Hallies Heroes/Facebook
Hallies Heroes/Facebook

(NEW YORK) — A girl who beat a rare bone marrow disorder is now facing bone cancer.

Hallie Beatrice Barnard, known to loved ones as Hallie Bea, hasn’t lost her sparkle as she continues fighting for her life. She loves crafting, unicorns, sequins and the musical pop artist, P!nk.

The 11-year-old has continued to work with her non-profit, “Hallie’s Heroes,” battling osteoscarcoma. The diagnosis came just five months after she beat a rare bone marrow disorder she’s had since birth.

Hallie Bea was born with Diamond-Blackfan anemia (DBA) — an extremely rare marrow failure disorder in which the bone marrow doesn’t make enough red blood cells to carry oxygen throughout the body. The only cure for DBA is a bone marrow transplant.

“I felt like we kind of started all over again,” mom Elyse Barnard of Denton, Texas, told ABC News’ Good Morning America of the March 9 cancer diagnosis.

“It was worse than her initial diagnosis when she was 15 months old, when she had DBA and there was so much and I couldn’t fight anymore. Hallie’s been a champ through all of this. She said, ‘I feel like God gave me cancer because there’s other kids I’ve got to help,'” Barnard said.

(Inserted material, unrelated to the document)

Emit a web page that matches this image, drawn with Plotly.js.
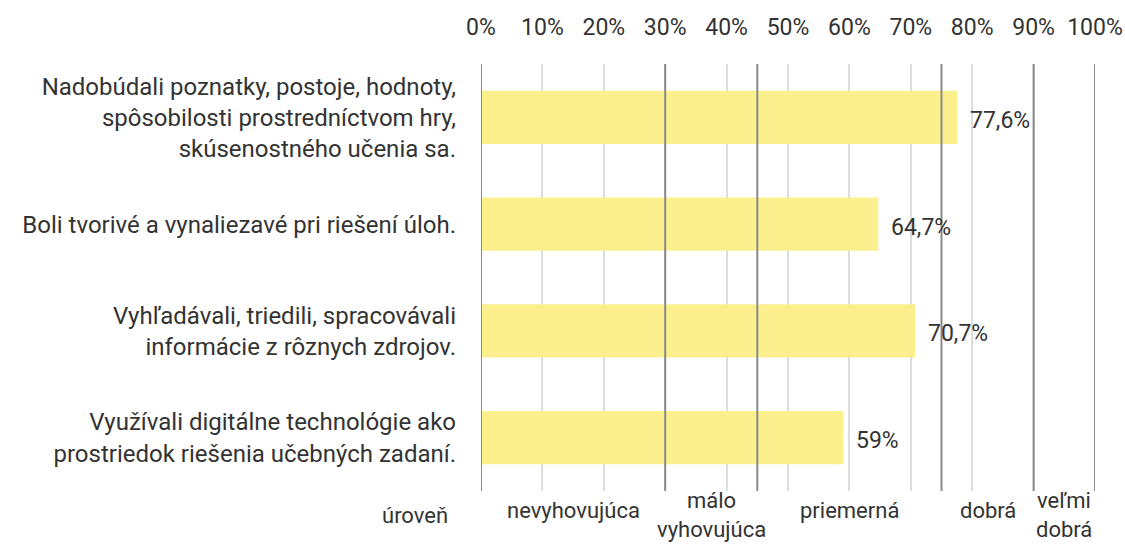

Last summer, the Barnards learned Hallie Bea had a bone marrow match and would undergo a transplant.

Hallie Bea underwent intense chemotherapy, received the transplant in Fall 2018 and recovered. She was home for Christmas.

In January, Hallie Bea was having trouble walking. In March, a lump appeared in her left leg.

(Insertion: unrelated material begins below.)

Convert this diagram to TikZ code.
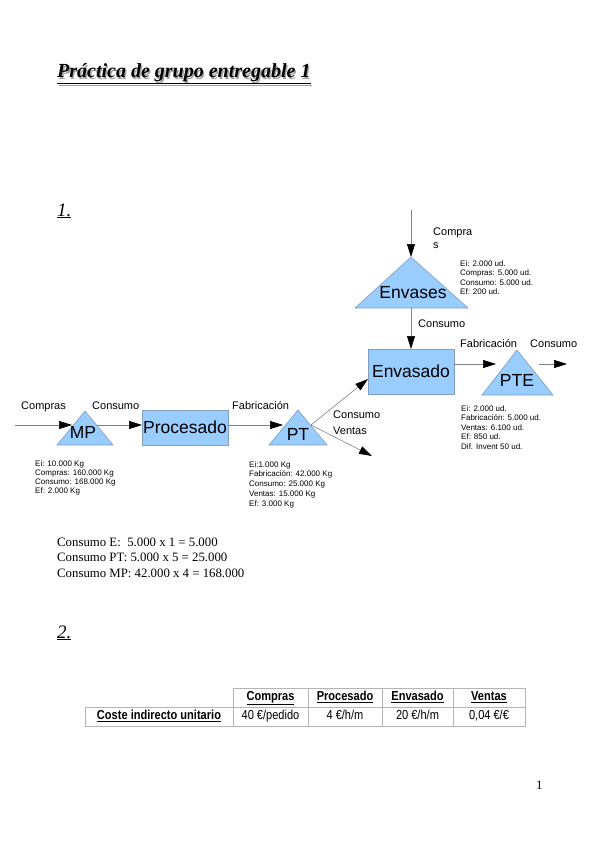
\documentclass[tikz,border=0pt]{standalone}
\usepackage{fontspec}
\setmainfont{Liberation Serif}
\setsansfont{Liberation Sans}
\newfontfamily\narrowfont[FakeStretch=0.85]{Liberation Sans}
\usetikzlibrary{arrows.meta}
\definecolor{boxblue}{HTML}{99CCFF}
\definecolor{boxline}{HTML}{7F9FBF}
\definecolor{lineg}{HTML}{808080}
\definecolor{tabline}{HTML}{B4B4B4}
\definecolor{shadowg}{HTML}{A0A0A0}
\begin{document}
\begin{tikzpicture}[x=1pt,y=-1pt,
  conn/.style={draw=lineg, line width=0.6pt, -{Triangle[length=13pt,width=8pt,color=black]}},
  shapefill/.style={fill=boxblue, draw=boxline, line width=0.6pt},
  bigtxt/.style={font=\sffamily\fontsize{17.5}{20}\selectfont, inner sep=0, anchor=base},
  lbl/.style={font=\sffamily\fontsize{11}{12}\selectfont, inner sep=0, anchor=base west},
  info/.style={font=\sffamily\fontsize{8}{9.5}\selectfont, inner sep=0, anchor=north west, align=left},
  serif/.style={font=\fontsize{12.8}{15.5}\selectfont, inner sep=0, anchor=base west},
  cell/.style={draw=tabline, line width=0.5pt, minimum height=19pt, inner sep=0, text height=9pt, text depth=3pt, font=\narrowfont\fontsize{13}{15}\selectfont},
  hcell/.style={cell, font=\narrowfont\bfseries\fontsize{13}{15}\selectfont}
]
\useasboundingbox (0,0) rectangle (599,848);

% title
\node[anchor=base west, inner sep=0, text=shadowg, font=\fontsize{20}{24}\selectfont\bfseries\itshape] (titleshadow) at (58.3,79.3) {\underline{Práctica de grupo entregable 1}};
\node[anchor=base west, inner sep=0, font=\fontsize{20}{24}\selectfont\bfseries\itshape] (title) at (57,78) {\underline{Práctica de grupo entregable 1}};

\node[anchor=base west, inner sep=0, font=\fontsize{19}{22}\selectfont\itshape] (sec1) at (57,216) {\underline{1.}};

% shapes
\coordinate (envA) at (411,257); \coordinate (envB) at (355,308); \coordinate (envC) at (468,308);
\draw[shapefill] (envA) -- (envB) -- (envC) -- cycle;
\node[bigtxt] (envases) at (413,298) {Envases};

\draw[shapefill] (368,349) rectangle (454,394);
\node[bigtxt] (envasado) at (411,377) {Envasado};

\coordinate (pteA) at (517,350); \coordinate (pteB) at (482,395); \coordinate (pteC) at (553,395);
\draw[shapefill] (pteA) -- (pteB) -- (pteC) -- cycle;
\node[bigtxt] (pte) at (517,386) {PTE};

\coordinate (mpA) at (85,411); \coordinate (mpB) at (57,445); \coordinate (mpC) at (113,445);
\draw[shapefill] (mpA) -- (mpB) -- (mpC) -- cycle;
\node[bigtxt] (mp) at (83,438) {MP};

\draw[shapefill] (142,410) rectangle (228,445);
\node[bigtxt] (procesado) at (185,433) {Procesado};

\coordinate (ptA) at (298,410); \coordinate (ptB) at (269,445); \coordinate (ptC) at (327,445);
\draw[shapefill] (ptA) -- (ptB) -- (ptC) -- cycle;
\node[bigtxt] (pt) at (298,440) {PT};

% connector end points
\coordinate (c1s) at (15,425);   \coordinate (c1e) at (72,425);
\coordinate (c2s) at (97,425);   \coordinate (c2e) at (142,425);
\coordinate (c3s) at (228,425);  \coordinate (c3e) at (283,425);
\coordinate (c4s) at (311,425);  \coordinate (c4e) at (368,379);
\coordinate (c5e) at (372,456);
\coordinate (c6s) at (411,210);  \coordinate (c6e) at (411,257);
\coordinate (c7s) at (411,308);  \coordinate (c7e) at (411,349);
\coordinate (c8s) at (454,364);  \coordinate (c8e) at (496,364);
\coordinate (c9s) at (539,364);  \coordinate (c9e) at (567,364);

\draw[conn] (c1s) -- (c1e);
\draw[conn] (c2s) -- (c2e);
\draw[conn] (c3s) -- (c3e);
\draw[conn] (c4s) -- (c4e);
\draw[conn] (c4s) -- (c5e);
\draw[conn] (c6s) -- (c6e);
\draw[conn] (c7s) -- (c7e);
\draw[conn] (c8s) -- (c8e);
\draw[conn] (c9s) -- (c9e);

% labels
\node[lbl] (lcompra) at (433,235) {Compra};
\node[lbl] (lcompras2) at (433,248) {s};
\node[lbl] (lconsE) at (418,327) {Consumo};
\node[lbl] (lfabE) at (460,347) {Fabricación};
\node[lbl] (lconsPTE) at (530,347) {Consumo};
\node[lbl] (lcomprasMP) at (21,409) {Compras};
\node[lbl] (lconsMP) at (92,409) {Consumo};
\node[lbl] (lfabP) at (232,409) {Fabricación};
\node[lbl] (lconsPT) at (333,418) {Consumo};
\node[lbl] (lventas) at (333,434) {Ventas};

% info blocks
\node[info] (infoEnv) at (460,260.2) {Ei: 2.000 ud.\\Compras: 5.000 ud.\\Consumo: 5.000 ud.\\Ef: 200 ud.};
\node[info] (infoPTE) at (461,405.2) {Ei: 2.000 ud.\\Fabricación: 5.000 ud.\\Ventas: 6.100 ud.\\Ef: 850 ud.\\Dif. Invent 50 ud.};
\node[info, font=\sffamily\fontsize{8}{9}\selectfont] (infoMP) at (35,460.2) {Ei: 10.000 Kg\\Compras: 160.000 Kg\\Consumo: 168.000 Kg\\Ef: 2.000 Kg};
\node[info, font=\sffamily\fontsize{8}{9.75}\selectfont] (infoPT) at (249,461.2) {Ei:1.000 Kg\\Fabricación: 42.000 Kg\\Consumo: 25.000 Kg\\Ventas: 15.000 Kg\\Ef: 3.000 Kg};

% calculations
\node[serif] (calc1) at (57,546) {Consumo E:\ \ 5.000 x 1 = 5.000};
\node[serif] (calc2) at (57,561) {Consumo PT: 5.000 x 5 = 25.000};
\node[serif] (calc3) at (57,577) {Consumo MP: 42.000 x 4 = 168.000};

\node[anchor=base west, inner sep=0, font=\fontsize{19}{22}\selectfont\itshape] (sec2) at (57,638) {\underline{2.}};

% table
\node[hcell, minimum width=75pt] (hCompras) at (270.5,697.5) {\underline{Compras}};
\node[hcell, minimum width=74pt] (hProc) at (345,697.5) {\underline{Procesado}};
\node[hcell, minimum width=71pt] (hEnv) at (417.5,697.5) {\underline{Envasado}};
\node[hcell, minimum width=72pt] (hVent) at (489,697.5) {\underline{Ventas}};
\node[hcell, minimum width=148pt] (rLabel) at (159,716.5) {\underline{Coste indirecto unitario}};
\node[cell, minimum width=75pt] (vCompras) at (270.5,716.5) {40 €/pedido};
\node[cell, minimum width=74pt] (vProc) at (345,716.5) {4 €/h/m};
\node[cell, minimum width=71pt] (vEnv) at (417.5,716.5) {20 €/h/m};
\node[cell, minimum width=72pt] (vVent) at (489,716.5) {0,04 €/€};

\node[serif] (pagenum) at (536,789) {1};
\end{tikzpicture}
\end{document}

X-rays revealed a tumor, which led her back to chemo. The new diagnosis was osteosarcoma — a type of cancer that produces immature bone.

Patients with DBA have a higher risk of cancer, and there is an unexpectedly high incidence of osteosarcoma, according to the U.S. National Library of Medicine (NLM).

There is no defined explanation for the high incidence of osteosarcoma in DBA patients, according to the NLM.

On July 1, Hallie Bea had her left leg amputated. Doctors told her if she didn’t amputate, she risked breaking a bone whenever she engaged in fun activities, like jumping on a trampoline.

“She told them, ‘Just cut it off,'” Barnard recalled of her daughter’s reaction. “There’s a part of her that grieves, but she took it better than anybody — when they told her about the cancer, and about amputating.”

Bernard said that after Hallie Bea’s cancer diagnosis, the charity mission of “Hallie’s Heroes” expanded.

The organization partners with a nonprofit, DKMS, to recruit bone marrow donors and raise money for research. Since 2015, Hallie Bea and her family have held drives where they encourages others to get swabbed and join the bone marrow donor registry.

“We’ve swabbed over 7,000 people and found over 100 matches for 100 families,” Bernard said.

Hallie Bea has given speeches to crowds of over 5,000 encouraging listeners to join the registry. In addition, Hallie’s Heroes is now dedicated to helping alleviated medical debt for other families of children with cancer.

“We see the St. Jude’s commercial, we see sick kids and we look away,” Barnard said. “We need to do more for our children and our future. We need our children to be seen.”

Barnard said Hallie Bea and her family are empowered by their work through their nonprofit.

Hallie Bea wants to be a nurse in the bone marrow transplant unit when she grows up.